Clifford Adelman has written a report for the Institute for Higher Education Policy describing and analyzing Europe's Bologna Process. The Bologna Club: What U.S. Higher Education Can Learn from a Decade of European Reconstruction is timely and should be useful to those U.S. higher education systems and institutions working to improve upon and measurably account for their performance.
The inter-nation Bologna process was initiated in 1999 to foster greater "convergence" within European tertiary education in order to create a "European Higher Education Area." It's not a stretch to suggest that Secretary Spelling's Commission on the Future of Higher Education has recommended that U.S. higher education focus on "convergence" and common accountability practices in order to create a national understanding of the importance of higher education and how to navigate its opportunities most efficiently to greatest individual and national effect.

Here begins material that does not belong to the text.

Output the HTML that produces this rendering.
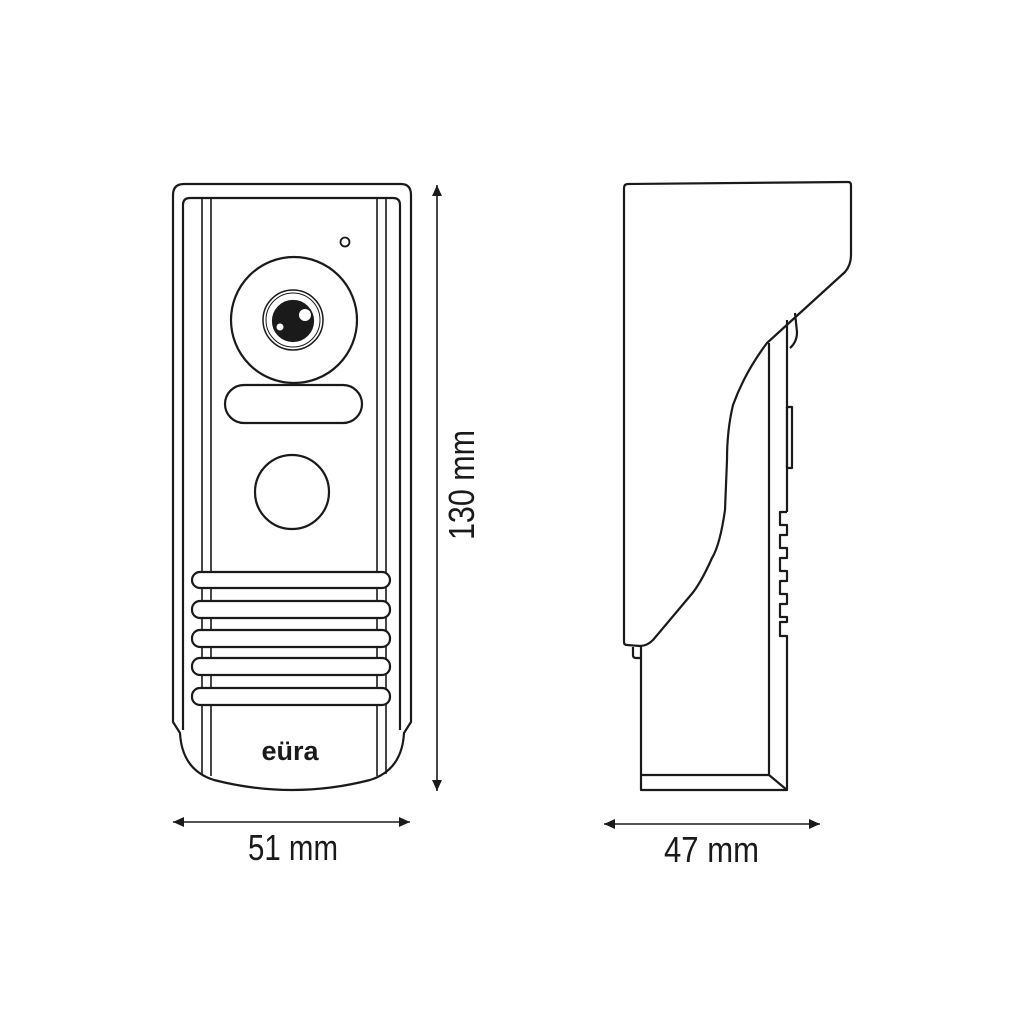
<!DOCTYPE html>
<html><head><meta charset="utf-8"><style>html,body{margin:0;padding:0;background:#fff}svg{display:block}</style></head>
<body>
<svg width="1024" height="1024" viewBox="0 0 1024 1024" xmlns="http://www.w3.org/2000/svg">
<defs>
<marker id="a" viewBox="0 0 10 10" refX="10" refY="5" markerWidth="11" markerHeight="11" orient="auto-start-reverse" markerUnits="userSpaceOnUse"><path d="M0,0.5 L10,5 L0,9.5 Z" fill="#1a1a1a"/></marker>
</defs>
<g fill="none" stroke="#1a1a1a" stroke-width="2.2" stroke-linejoin="round">
<path d="M173,195 Q173,184 184,184 L401,184 Q411,184 411,195 L411,722 L404,733 Q402,770 370,780 Q292,800 214,780 Q182,770 180,733 L173,722 Z"/>
<path d="M183,205 Q183,198 190,198 L393,198 Q400,198 400,205 L400,730 M183,205 L183,730"/>
<path d="M202,198 L202,774 M211,198 L211,776 M377,198 L377,776 M386,198 L386,774" stroke-width="1.6"/>
<circle cx="345" cy="242" r="4.5" stroke-width="1.8"/>
<circle cx="294" cy="320" r="63"/>
<circle cx="293" cy="320" r="30" stroke-width="1.5"/>
<circle cx="293" cy="320" r="27" stroke-width="1"/>
<circle cx="293" cy="321" r="20" fill="#1a1a1a"/>
<circle cx="305" cy="315" r="6" fill="#fff" stroke="none"/>
<circle cx="280" cy="327" r="3.5" fill="#fff" stroke="none"/>
<rect x="225" y="385" width="137" height="38" rx="19"/>
<circle cx="292" cy="492" r="37"/>
<g fill="#fff">
<rect x="192" y="572" width="198" height="16" rx="8"/>
<rect x="192" y="601" width="198" height="17" rx="8"/>
<rect x="192" y="630" width="198" height="17" rx="8"/>
<rect x="192" y="658" width="198" height="17" rx="8"/>
<rect x="192" y="688" width="198" height="17" rx="8"/>
</g>
<path d="M624,188 Q624,184 628,184 L848,182 Q851,182 851,185 L851,255 Q851,265 845,272 L767,343 Q745,372 733,405 Q727,430 727,460 L725,510 Q720,545 712,558 Q700,585 690,596 L653,640 Q647,646 640,646 L627,645 Q624,645 624,642 Z"/>
<path d="M633,647 L633,655 Q633,658 636,658 L641,658"/>
<path d="M641,645 L641,790 L787,790 L787,711"/>
<path d="M641,775 L769,775 L787,790"/>
<path d="M769,343 L769,775"/>
<path d="M787,320 L787,512"/>
<path d="M795,313 L797,332 Q797,342 790,348"/>
<rect x="787" y="407" width="5" height="61"/>
<path d="M787,512 L780,512 L780,525 L787,525 L787,535 L780,535 L780,548 L787,548 L787,558 L780,558 L780,571 L787,571 L787,581 L780,581 L780,594 L787,594 L787,604 L780,604 L780,617 L787,617 L787,622 L780,622 L780,636 L787,636 L787,711"/>
<g stroke-width="1.6">
<line x1="437" y1="185" x2="437" y2="791" marker-start="url(#a)" marker-end="url(#a)"/>
<line x1="173" y1="822" x2="410" y2="822" marker-start="url(#a)" marker-end="url(#a)"/>
<line x1="604" y1="824" x2="820" y2="824" marker-start="url(#a)" marker-end="url(#a)"/>
</g>
</g>
<text x="290" y="760" font-family="Liberation Sans, sans-serif" font-weight="bold" font-size="27" fill="#1a1a1a" text-anchor="middle">eüra</text>
<g font-family="Liberation Sans Narrow, Liberation Sans, sans-serif" font-size="36" fill="#1a1a1a">
<text x="248" y="860" textLength="90" lengthAdjust="spacingAndGlyphs">51 mm</text>
<text x="664" y="862" textLength="95" lengthAdjust="spacingAndGlyphs">47 mm</text>
<text transform="translate(474,540) rotate(-90)" textLength="110" lengthAdjust="spacingAndGlyphs">130 mm</text>
</g>
</svg>
</body></html>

Anticipating and responding to many of the Commission's suggestions in Bologna's spirit of convergence, the Lumina Foundation's Making Opportunity Affordable grant program is initiating what appears to date to be the closest U.S. cousin to the Bologna Process, albeit at a statewide level, not at a national level. Eleven states have been competitively selected through a preliminary planning-grant process. Ultimately, up to five of these states will be selected for multi-year implementation grants. The hope is that the MOA states will find a way to converge on some level of common goals and effective practices.
The eleven MOA states -- indeed, all U.S. postsecondary institutions -- would do well to study Adelman's report. As he puts it, "Our primary story is about providing students with clear indications of what their paths through higher education look like, what levels of knowledge and skills will qualify them for degree awards, and what their degrees mean. These are road signs that are sorely lacking now. Student “success” does not mean merely that you have been awarded a degree, but that you have learned something substantial along the way and that the world knows what you have learned, what skills you have mastered, and that you have the momentum to meet the rising knowledge content of the global economy."